§ Written exercise: Using the listing below, report all lines holding the word "source".

** BEGIN Dataset entries **

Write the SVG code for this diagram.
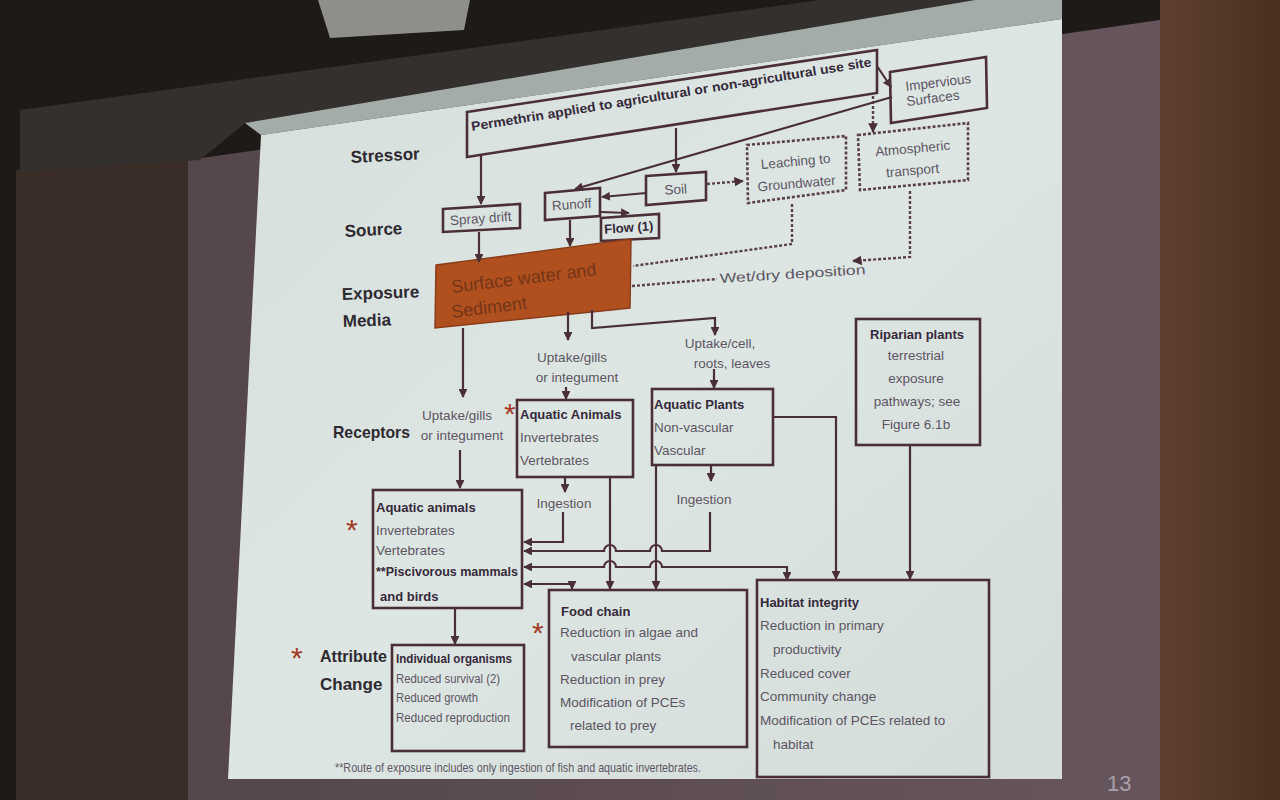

** END Dataset entries **
** BEGIN Dataset entries **

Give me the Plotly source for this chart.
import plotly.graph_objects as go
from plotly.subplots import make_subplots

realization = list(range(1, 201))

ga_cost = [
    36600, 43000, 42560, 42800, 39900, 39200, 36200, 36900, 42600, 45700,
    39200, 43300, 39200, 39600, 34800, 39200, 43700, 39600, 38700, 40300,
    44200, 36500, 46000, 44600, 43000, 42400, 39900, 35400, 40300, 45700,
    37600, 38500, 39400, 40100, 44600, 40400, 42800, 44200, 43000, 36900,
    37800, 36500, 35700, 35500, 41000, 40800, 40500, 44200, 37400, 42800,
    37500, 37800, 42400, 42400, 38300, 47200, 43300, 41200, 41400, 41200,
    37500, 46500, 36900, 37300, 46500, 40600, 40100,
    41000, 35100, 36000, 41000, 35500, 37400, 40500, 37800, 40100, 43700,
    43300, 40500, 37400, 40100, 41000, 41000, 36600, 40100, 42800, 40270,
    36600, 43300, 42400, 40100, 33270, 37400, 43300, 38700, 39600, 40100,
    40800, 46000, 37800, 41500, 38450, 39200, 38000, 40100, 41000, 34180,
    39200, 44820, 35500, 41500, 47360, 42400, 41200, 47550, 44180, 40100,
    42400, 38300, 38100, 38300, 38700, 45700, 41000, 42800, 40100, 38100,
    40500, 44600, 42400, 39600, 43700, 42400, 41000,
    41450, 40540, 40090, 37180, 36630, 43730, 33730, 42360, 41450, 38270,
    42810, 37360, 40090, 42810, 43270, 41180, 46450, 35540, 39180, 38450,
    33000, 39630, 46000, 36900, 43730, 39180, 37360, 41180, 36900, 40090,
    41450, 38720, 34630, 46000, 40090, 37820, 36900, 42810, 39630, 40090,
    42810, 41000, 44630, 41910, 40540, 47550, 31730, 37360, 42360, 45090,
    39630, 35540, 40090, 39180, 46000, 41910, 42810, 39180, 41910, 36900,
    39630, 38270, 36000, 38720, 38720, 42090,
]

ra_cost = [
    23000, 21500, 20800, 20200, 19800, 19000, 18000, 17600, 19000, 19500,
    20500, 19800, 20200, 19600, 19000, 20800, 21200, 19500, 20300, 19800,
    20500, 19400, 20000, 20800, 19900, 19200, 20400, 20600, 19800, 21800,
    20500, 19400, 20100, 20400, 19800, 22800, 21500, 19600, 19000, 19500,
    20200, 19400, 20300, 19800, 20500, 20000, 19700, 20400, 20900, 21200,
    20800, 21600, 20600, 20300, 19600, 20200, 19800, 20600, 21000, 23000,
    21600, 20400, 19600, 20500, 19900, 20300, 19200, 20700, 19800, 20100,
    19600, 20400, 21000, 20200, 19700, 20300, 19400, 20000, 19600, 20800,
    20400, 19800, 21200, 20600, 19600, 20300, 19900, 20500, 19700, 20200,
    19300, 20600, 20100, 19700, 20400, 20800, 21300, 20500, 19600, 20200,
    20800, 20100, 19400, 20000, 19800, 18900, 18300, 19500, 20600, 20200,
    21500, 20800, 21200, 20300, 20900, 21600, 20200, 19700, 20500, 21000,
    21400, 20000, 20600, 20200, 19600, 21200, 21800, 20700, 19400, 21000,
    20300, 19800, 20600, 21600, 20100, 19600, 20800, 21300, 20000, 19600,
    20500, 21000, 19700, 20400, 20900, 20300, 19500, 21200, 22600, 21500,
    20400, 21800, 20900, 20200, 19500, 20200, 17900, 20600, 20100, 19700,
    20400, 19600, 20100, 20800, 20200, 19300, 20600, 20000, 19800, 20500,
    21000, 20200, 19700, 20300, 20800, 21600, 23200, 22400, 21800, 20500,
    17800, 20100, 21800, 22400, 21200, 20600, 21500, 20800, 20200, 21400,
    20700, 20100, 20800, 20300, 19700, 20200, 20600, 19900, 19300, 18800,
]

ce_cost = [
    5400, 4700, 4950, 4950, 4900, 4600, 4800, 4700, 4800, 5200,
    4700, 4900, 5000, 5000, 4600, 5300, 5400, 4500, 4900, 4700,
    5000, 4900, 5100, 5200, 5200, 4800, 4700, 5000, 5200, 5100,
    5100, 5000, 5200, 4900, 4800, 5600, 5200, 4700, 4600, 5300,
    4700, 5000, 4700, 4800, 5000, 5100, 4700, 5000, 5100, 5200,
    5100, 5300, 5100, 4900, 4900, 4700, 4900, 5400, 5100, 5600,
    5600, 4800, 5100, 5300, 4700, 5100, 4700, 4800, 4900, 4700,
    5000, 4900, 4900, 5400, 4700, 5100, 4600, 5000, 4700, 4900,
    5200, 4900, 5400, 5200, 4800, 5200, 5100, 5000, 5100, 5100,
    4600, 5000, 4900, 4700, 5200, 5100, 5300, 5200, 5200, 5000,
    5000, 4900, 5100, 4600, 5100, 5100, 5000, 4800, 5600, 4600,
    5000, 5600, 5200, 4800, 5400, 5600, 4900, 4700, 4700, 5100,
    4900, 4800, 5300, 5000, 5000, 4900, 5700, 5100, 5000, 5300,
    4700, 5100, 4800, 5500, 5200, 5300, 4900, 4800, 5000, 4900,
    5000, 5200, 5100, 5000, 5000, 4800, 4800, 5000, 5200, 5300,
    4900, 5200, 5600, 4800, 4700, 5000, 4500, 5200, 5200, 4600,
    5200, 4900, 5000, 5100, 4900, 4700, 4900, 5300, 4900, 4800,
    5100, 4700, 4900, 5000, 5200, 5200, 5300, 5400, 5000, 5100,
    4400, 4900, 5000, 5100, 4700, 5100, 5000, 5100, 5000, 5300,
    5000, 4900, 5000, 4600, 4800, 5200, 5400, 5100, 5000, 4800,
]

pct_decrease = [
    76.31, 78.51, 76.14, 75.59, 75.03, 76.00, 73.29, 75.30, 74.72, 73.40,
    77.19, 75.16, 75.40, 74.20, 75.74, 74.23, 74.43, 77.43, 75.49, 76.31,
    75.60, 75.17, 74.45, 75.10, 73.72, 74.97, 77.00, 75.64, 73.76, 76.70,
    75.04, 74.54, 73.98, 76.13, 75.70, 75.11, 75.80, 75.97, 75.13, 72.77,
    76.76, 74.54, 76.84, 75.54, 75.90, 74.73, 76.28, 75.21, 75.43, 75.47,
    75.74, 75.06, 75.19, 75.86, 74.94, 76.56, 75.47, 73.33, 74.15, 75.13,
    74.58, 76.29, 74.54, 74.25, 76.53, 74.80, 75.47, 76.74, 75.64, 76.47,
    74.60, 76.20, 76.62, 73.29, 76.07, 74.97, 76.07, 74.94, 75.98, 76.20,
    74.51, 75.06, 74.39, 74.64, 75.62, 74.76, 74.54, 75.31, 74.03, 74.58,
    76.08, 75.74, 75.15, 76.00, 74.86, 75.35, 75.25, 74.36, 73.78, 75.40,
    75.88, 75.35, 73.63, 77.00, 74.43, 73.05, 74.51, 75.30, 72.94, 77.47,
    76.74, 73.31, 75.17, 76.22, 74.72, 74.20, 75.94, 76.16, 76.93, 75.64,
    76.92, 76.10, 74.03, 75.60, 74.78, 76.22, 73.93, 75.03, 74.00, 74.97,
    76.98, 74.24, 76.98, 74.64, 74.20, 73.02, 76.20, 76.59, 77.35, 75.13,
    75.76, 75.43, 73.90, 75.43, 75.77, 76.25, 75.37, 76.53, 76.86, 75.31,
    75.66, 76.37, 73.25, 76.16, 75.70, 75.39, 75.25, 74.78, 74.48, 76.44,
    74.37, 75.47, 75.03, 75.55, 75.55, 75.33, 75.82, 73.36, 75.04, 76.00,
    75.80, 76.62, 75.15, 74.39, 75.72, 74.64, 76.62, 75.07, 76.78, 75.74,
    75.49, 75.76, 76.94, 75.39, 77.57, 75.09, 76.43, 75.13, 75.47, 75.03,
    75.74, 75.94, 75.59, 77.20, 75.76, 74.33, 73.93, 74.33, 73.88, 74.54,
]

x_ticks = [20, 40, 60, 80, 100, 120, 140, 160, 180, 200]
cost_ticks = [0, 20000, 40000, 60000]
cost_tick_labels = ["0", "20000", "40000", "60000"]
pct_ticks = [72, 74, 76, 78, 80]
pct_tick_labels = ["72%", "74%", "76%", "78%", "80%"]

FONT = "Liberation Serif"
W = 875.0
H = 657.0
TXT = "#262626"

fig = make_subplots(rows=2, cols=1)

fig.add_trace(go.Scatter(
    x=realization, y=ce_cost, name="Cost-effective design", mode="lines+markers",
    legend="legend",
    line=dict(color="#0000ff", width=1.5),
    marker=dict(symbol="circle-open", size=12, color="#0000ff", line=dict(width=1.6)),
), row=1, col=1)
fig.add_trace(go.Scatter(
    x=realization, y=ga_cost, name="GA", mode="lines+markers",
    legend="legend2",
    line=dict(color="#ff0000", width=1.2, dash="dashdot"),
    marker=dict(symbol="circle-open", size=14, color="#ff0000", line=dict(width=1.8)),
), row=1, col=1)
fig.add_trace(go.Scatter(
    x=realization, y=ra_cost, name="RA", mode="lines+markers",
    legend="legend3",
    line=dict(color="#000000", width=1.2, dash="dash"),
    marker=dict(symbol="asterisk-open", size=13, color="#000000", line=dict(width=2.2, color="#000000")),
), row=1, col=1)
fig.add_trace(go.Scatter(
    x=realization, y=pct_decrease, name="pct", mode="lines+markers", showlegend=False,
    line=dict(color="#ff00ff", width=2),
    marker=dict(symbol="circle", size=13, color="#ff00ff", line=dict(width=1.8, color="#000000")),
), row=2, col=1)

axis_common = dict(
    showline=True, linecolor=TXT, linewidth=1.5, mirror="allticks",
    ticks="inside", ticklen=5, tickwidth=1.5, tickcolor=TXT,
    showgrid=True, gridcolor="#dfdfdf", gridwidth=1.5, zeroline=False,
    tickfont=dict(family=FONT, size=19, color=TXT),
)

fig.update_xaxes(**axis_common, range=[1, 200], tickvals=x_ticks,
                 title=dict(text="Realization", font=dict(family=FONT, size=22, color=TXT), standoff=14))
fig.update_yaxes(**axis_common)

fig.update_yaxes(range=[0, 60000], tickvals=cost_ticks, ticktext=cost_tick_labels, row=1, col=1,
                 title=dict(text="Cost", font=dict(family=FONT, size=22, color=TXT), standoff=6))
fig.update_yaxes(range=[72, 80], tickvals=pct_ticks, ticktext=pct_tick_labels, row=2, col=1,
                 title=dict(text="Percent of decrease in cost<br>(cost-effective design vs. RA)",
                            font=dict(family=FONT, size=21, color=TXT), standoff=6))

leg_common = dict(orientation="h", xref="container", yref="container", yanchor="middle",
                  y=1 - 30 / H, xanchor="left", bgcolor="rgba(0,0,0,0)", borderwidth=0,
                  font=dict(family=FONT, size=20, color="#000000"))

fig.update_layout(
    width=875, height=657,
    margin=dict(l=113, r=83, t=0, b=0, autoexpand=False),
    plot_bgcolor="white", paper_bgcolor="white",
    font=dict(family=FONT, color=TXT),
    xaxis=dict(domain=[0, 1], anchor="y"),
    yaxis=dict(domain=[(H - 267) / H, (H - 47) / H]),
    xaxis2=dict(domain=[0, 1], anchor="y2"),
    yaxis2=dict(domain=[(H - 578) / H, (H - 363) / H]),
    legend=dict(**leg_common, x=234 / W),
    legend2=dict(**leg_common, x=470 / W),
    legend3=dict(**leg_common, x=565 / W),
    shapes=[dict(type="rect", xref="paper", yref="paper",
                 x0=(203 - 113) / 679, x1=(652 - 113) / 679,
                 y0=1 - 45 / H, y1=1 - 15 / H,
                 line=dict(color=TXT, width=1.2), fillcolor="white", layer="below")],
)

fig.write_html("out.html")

** END Dataset entries **
** BEGIN Dataset entries **

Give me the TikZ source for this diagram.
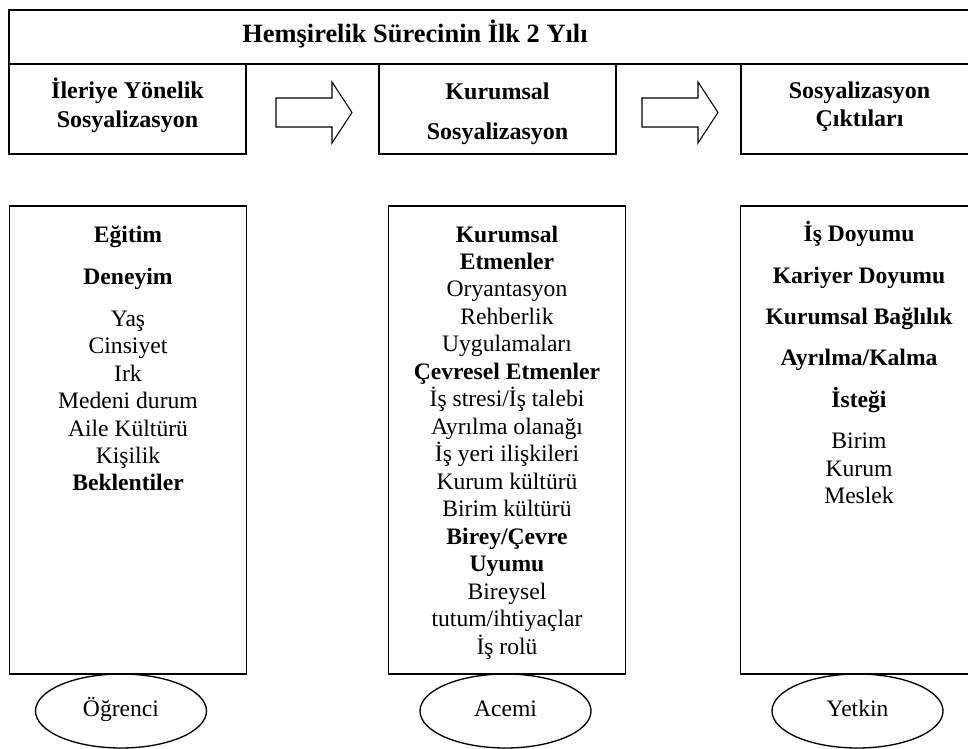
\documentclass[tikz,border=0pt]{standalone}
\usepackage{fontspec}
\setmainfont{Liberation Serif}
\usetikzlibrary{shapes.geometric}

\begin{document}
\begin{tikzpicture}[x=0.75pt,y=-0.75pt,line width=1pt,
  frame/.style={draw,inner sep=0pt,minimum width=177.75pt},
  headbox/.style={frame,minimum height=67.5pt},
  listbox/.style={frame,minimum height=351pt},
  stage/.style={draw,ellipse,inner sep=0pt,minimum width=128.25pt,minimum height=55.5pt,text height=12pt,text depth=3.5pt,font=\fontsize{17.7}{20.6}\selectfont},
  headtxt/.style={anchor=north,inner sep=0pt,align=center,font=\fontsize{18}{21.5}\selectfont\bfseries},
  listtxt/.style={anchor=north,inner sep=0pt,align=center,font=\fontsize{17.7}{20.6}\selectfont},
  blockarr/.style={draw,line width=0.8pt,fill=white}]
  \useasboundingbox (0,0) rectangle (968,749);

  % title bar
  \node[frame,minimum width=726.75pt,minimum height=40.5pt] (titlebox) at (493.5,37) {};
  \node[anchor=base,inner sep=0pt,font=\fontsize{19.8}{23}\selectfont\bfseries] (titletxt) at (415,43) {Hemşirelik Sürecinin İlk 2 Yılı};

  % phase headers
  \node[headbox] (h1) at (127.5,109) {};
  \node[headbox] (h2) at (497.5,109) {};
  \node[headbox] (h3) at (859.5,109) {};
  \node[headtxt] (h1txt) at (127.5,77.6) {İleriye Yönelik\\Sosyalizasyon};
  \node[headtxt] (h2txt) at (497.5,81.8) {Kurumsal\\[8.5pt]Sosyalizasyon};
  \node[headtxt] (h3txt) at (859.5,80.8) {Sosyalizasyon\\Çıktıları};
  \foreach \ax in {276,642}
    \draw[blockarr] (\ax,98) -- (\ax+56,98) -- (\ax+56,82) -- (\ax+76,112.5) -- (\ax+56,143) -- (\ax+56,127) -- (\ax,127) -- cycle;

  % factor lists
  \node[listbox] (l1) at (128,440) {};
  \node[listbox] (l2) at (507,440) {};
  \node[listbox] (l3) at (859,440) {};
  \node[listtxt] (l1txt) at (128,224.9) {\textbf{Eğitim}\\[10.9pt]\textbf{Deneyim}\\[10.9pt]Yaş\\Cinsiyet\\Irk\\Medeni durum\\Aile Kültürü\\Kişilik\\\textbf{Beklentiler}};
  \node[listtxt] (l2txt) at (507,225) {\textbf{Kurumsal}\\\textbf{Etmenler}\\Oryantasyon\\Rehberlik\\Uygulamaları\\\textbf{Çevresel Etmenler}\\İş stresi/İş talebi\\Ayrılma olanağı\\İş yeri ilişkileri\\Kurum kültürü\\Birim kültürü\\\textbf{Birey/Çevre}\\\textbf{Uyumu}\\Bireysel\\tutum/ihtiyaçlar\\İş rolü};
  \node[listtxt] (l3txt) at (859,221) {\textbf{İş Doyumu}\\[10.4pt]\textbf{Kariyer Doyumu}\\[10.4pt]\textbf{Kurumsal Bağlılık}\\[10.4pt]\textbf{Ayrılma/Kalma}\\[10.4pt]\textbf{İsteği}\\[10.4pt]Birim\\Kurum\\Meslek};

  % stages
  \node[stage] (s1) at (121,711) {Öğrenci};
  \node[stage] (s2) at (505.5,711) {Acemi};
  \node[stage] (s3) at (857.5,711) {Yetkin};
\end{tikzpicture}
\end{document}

** END Dataset entries **

§ Written solution:
Give me the Plotly source for this chart.
Give me the TikZ source for this diagram.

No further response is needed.